My study of these three selected texts explores the following possibilities that: (a)
through negotiating the male reader’s desire to attract admirers and narcissistic impulse,
young men’s fashion magazines endorse an idea that “crafting” the pleasant “look” is a
part of quintessence of self-assurance and the idea of a good, successful life; that (b) kinds
of Japanese cute (kawaii) and girlish aesthetics demonstrated by the Japanese singers allow
them to accentuate their “cute” femininity without a hint of sexualisation, and; that (c)
one of the heroines in Kamikaze Girls engages in both conventionally “masculine” and
“feminine” activities while almost always dressed in the highly elaborate, girlish Lolita
fashion. My examinations of these texts arguably renders the cultural and socialpsychological
conceptions of “gender performativity” and “androgyny” effective and
credible.
The Japanese context is appropriate for this aim because this is where, particularly
since 1868, European sartorial styles have been actively promoted, both politically and
aesthetically. Consequently, Japan has become an ethnographically unique space where
the subtle marriage of European dress style and Japanese aesthetics has taken place.

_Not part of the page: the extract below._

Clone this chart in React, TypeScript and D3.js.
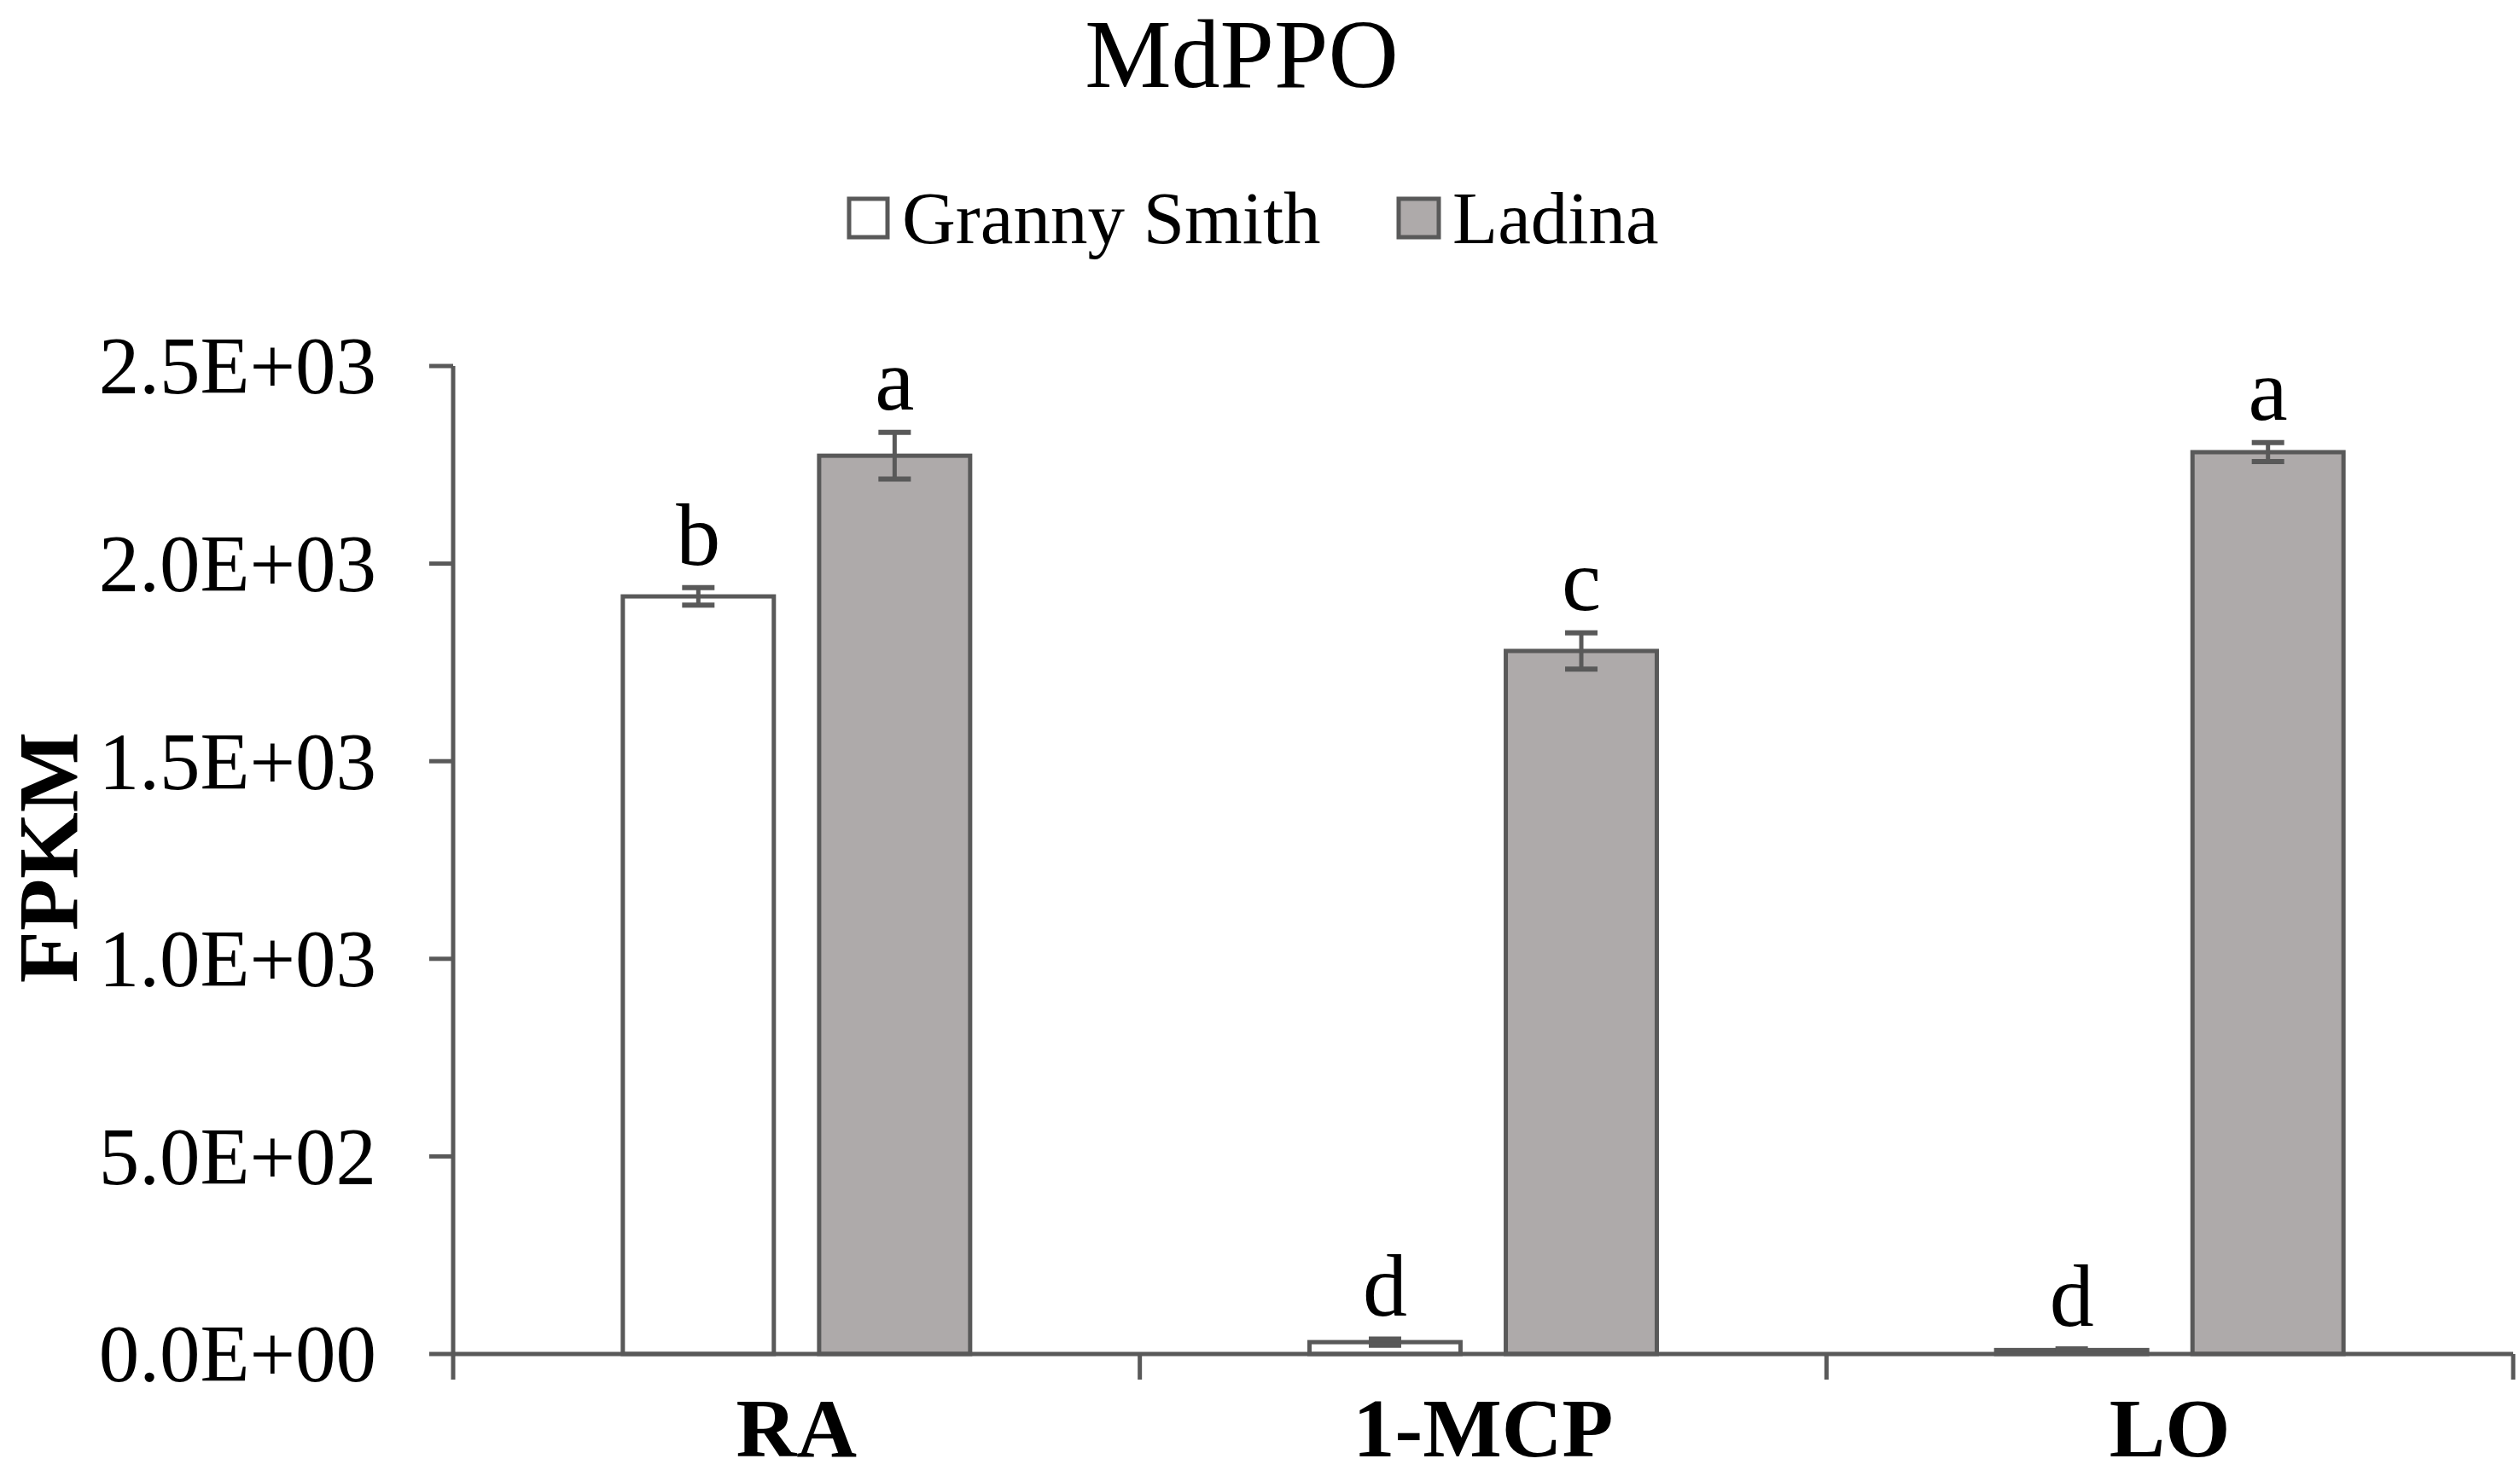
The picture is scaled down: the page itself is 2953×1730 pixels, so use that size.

Along with the theme of fashion and gender, this research attempts to unearth the
meanings behind processes of Japanese adaptation, appropriation and restylisation of
European sartorial and aesthetic concepts. Japanese appropriation and refashioning of
European sartorial concepts, this research argues, offers a unique interpretive illustration
of the aesthetics of fashion and transnationality.